Transportation historian Carla R. Lesh, in Wheels of Her Own: American Women and the Automobile, 1893-1929, broadens the scope of women’s automotive history to include the early experiences of Black and Indigenous women. Writes Lesh, “the automobile offered new freedoms: freedom for all Black women from the danger they encountered on public transportation in the era of increasing segregation; freedom for Indigenous women to rebuild cultural, kinship-based, and economic networks shattered by Federal government policies; and freedom for White women from the restrictions of the sheltered, home-centered life of the Victorian era” (2). Yet as Lesh notes, although the majority of women appreciated the automobile as a useful tool to improve their quality of life, gender and racial restrictions often qualified how that freedom might be achieved.

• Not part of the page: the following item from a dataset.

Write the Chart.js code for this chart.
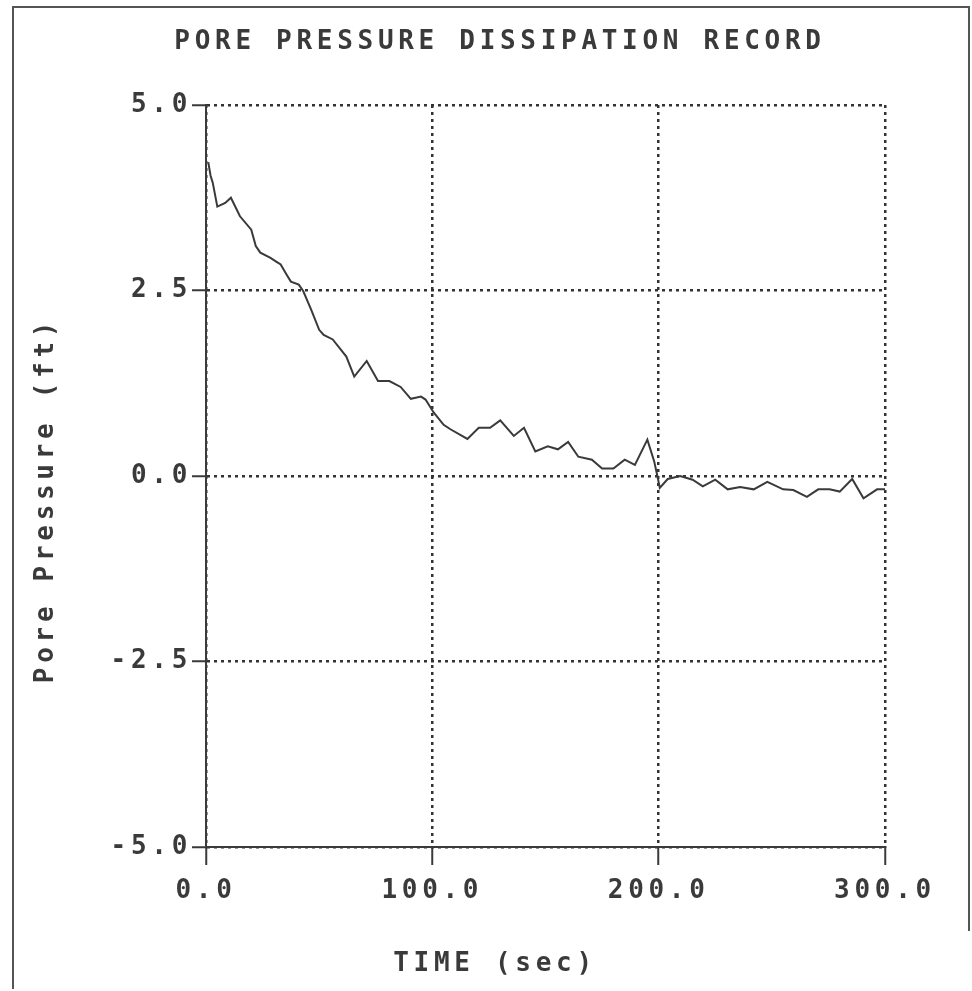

Lesh places the automotive experiences of White, Black, and Indigenous women into relevant social and historical contexts. Rather than generalize automotive experiences as common to all women, Lesh examines how social factors – including discrimination, geography, and cultural practices – influenced women’s automotive participation. As minorities, Black and Indigenous women’s automotive experiences had more in common with men of their respective populations than White women. Thus Wheels of Her Own does not focus exclusively on female motorists but also considers the social climate in which women took the wheel. Lesh provides valuable insight into how women negotiated entry into the new technological world which, due not only to gender, but also to race, ethnicity, and class, was not always welcoming.
Lesh’s fascinating and important new work is a timely addition to current scholarship focused on the history of women and cars. As an investigation of the divergent automotive experiences of Black, Indigenous, and White women, Wheels of Her Own is a valuable resource for the historical and social exploration of gender, race, and mobility during the early automotive age.